Where to Go from Here

Your growth strategy hinges on understanding why customers buy and why they don't. But most DTC brands are flying blind, relying on surveys that get 2-5% response rates or mining reviews that only capture the extremes.

The real signal comes from direct conversations with your customers. When you call them within 24-48 hours of their purchase or cart abandonment, you get unfiltered insights about their decision process, their language, and their actual motivations.

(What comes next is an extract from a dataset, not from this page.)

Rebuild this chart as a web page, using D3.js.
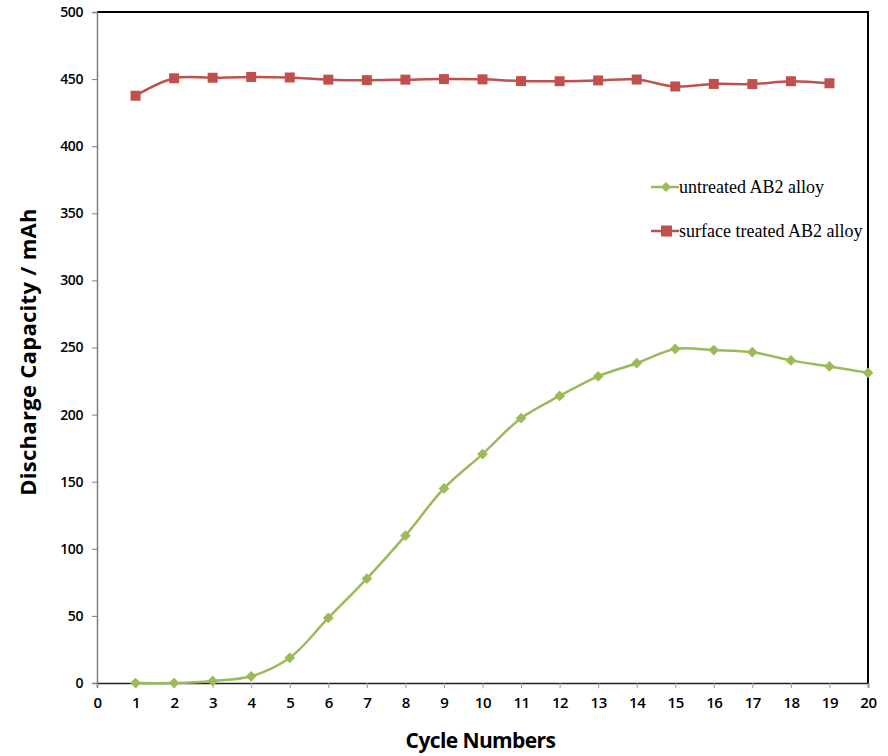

This isn't about customer service recovery calls. This is intelligence gathering that feeds directly into your growth strategy, from product development to ad copy to retention programs.

How It Works in Practice

The process starts simple: identify key customer touchpoints where a conversation would provide maximum insight. New purchases, cart abandonments, returns, and high-value repeat customers are goldmines.

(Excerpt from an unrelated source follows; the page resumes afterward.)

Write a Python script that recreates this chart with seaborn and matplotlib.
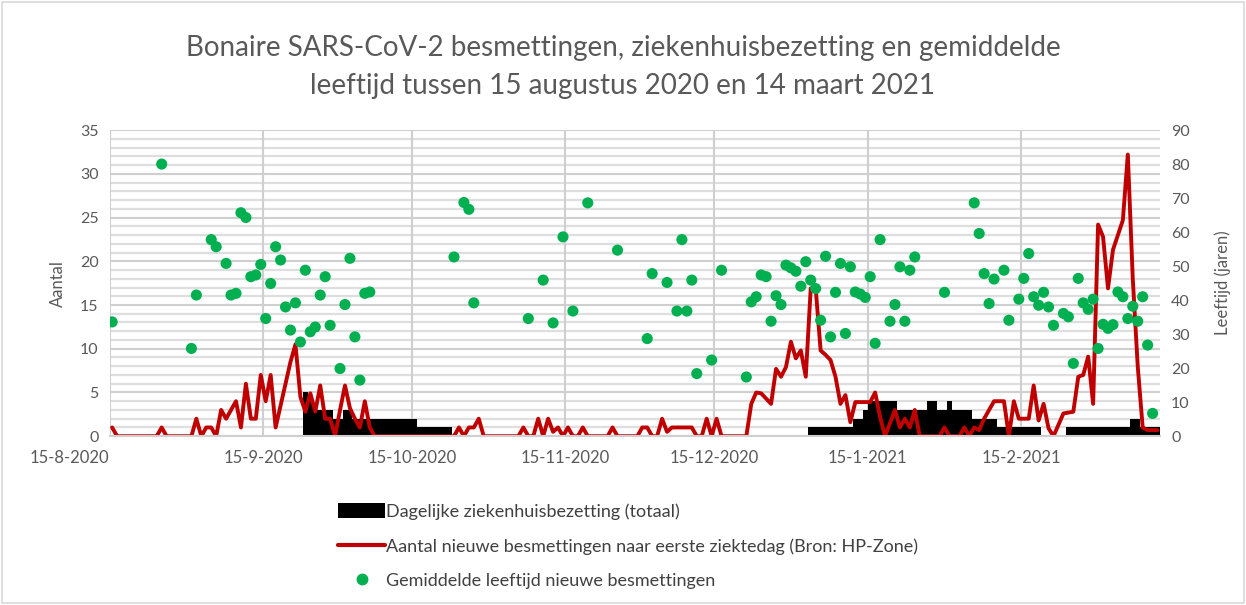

Professional agents call these customers with specific questions designed to uncover decision-making patterns. Why did they choose your brand over competitors? What almost stopped them from buying? What language do they use to describe their problem?

"When we started calling customers who abandoned carts worth $200+, we discovered that 73% weren't actually price-sensitive. They were confused about sizing or had questions about ingredients that our product pages didn't address clearly."

The intelligence gets categorized into actionable insights: product feedback, messaging gaps, competitive intelligence, and customer language that can be tested in ad copy. One DTC brand saw a 40% ROAS lift simply by using the exact phrases customers used to describe their pain points.

Why This Matters for DTC Brands

DTC brands operate in a noise-filled environment where customer acquisition costs keep climbing and retention gets harder. The brands that win are the ones that understand their customers at a deeper level than surface-level analytics can provide.

Customer conversations reveal patterns that data alone misses. You might think price is your biggest barrier, but phone calls often show that only 11 out of 100 non-buyers actually cite price as their reason for not purchasing.

More importantly, these insights compound. When you understand the real language customers use, your ad copy performs better. When you know their actual hesitations, your product pages convert higher. When you understand their post-purchase experience, you can predict and prevent churn.

"The difference between a 25% customer lifetime value and a 45% customer lifetime value often comes down to understanding the small friction points that customers never mention in reviews but will tell you about on a phone call."

Common Misconceptions

The biggest misconception is that customers won't take these calls. With the right approach and timing, 30-40% of customers will have a conversation about their experience. That's 6-8x higher than survey response rates.

Another myth: that these calls need to be sales-focused. The most valuable conversations are purely research-oriented. Customers appreciate that you care enough to ask about their experience, and they're often surprisingly candid about what works and what doesn't.

Some teams worry about scale, thinking phone calls can't provide insights for large customer bases. But patterns emerge quickly. After 50-100 conversations, you'll start seeing clear themes that inform strategy decisions affecting thousands of customers.

Getting Started: First Steps

Start with your highest-value customer segments. Recent purchasers of your bestselling products, customers who bought multiple items, or those who abandoned high-value carts.

Design your conversation framework around specific business questions. Instead of generic satisfaction surveys, ask about decision-making moments: "What made you choose us over [competitor]?" or "What almost stopped you from completing your purchase?"

Track insights systematically. Create categories for product feedback, messaging gaps, competitive insights, and customer language. Look for patterns that can inform immediate improvements to your site, ads, or product development roadmap.

The goal isn't perfect data—it's directional intelligence that helps you make better decisions faster than your competitors.